A judge has ruled that a long-term Harwood Union substitute and volunteer, who lost his job this spring, cannot be denied unemployment compensation based on the administration’s contention that he was fired for misconduct.

The judge, chief administrative law judge Ileen McGurran, found that Harwood’s claim that Douglas Jaquette was fired for misconduct was not supported by the evidence. She ruled that he was entitled to the maximum number of weeks of unemployment compensation versus the reduced number of weeks for being fired for misconduct.
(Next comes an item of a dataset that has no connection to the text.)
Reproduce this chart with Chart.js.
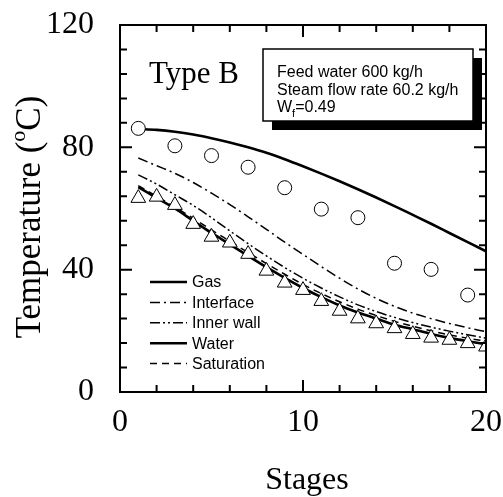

Jaquette has been a substitute teacher and a volunteer in the athletics department for 20 years. When not subbing, he volunteers to assist coaches with data entry and other clerical duties.

Per Harwood protocol, when subbing, Jaquette was required to wear an ID badge. When volunteering, he was to sign in at the office and receive and wear a yellow visitor’s pass. The school had duplicate copies of the yellow visitors’ passes, but threw away the booklet that contained the duplicates, McGurran explained in her findings of fact.

Last October, via email, Harwood Union notified Jaquette and John Kerrigan, of the coaching staff, to follow up on a meeting that had been held the day before. The email outlined when Jaquette would be doing volunteer work and noted, “If the agreement was not followed, the claimant would be asked to do the volunteer work offsite.”

On April 5 of this year, Harwood Union’s facilities director Ray Daigle saw Jaquette in the building allegedly without an ID badge or visitor’s pass. Daigle asked then associate principal Lisa Atwood for assistance and she determined that Jaquette had not been asked for help by the volunteer coordinator. But later that day Jaquette had been asked to come back to the school as a sub and at that time showed his ID badge.

On April 18, Jaquette was in the building to do some work for Kerrigan. Daigle, who saw no ID badge or visitor’s pass, told him if he were not subbing he’d have to leave. Atwood asked Jaquette to leave and left him a message telling him not to report to work as a sub on April 19 as he’d planned.

The judge found that Harwood had not demonstrated that Jaquette was fired because he was in the building without proper ID and that he had violated expectations of when he was to be in the building as a volunteer because on April 5 he had a substitute teacher ID and was not asked for his volunteer badge. Additionally, she found that Harwood could not verify where he had a valid volunteer pass for April 18 because the school had thrown away the duplicate copy.

Finally, she ruled that Harwood had not followed its agreement with Jaquette that he would have to do his volunteer work offsite if he failed to follow the conditions they had agreed upon.

Harwood has 30 days from the August 27 decision to appeal.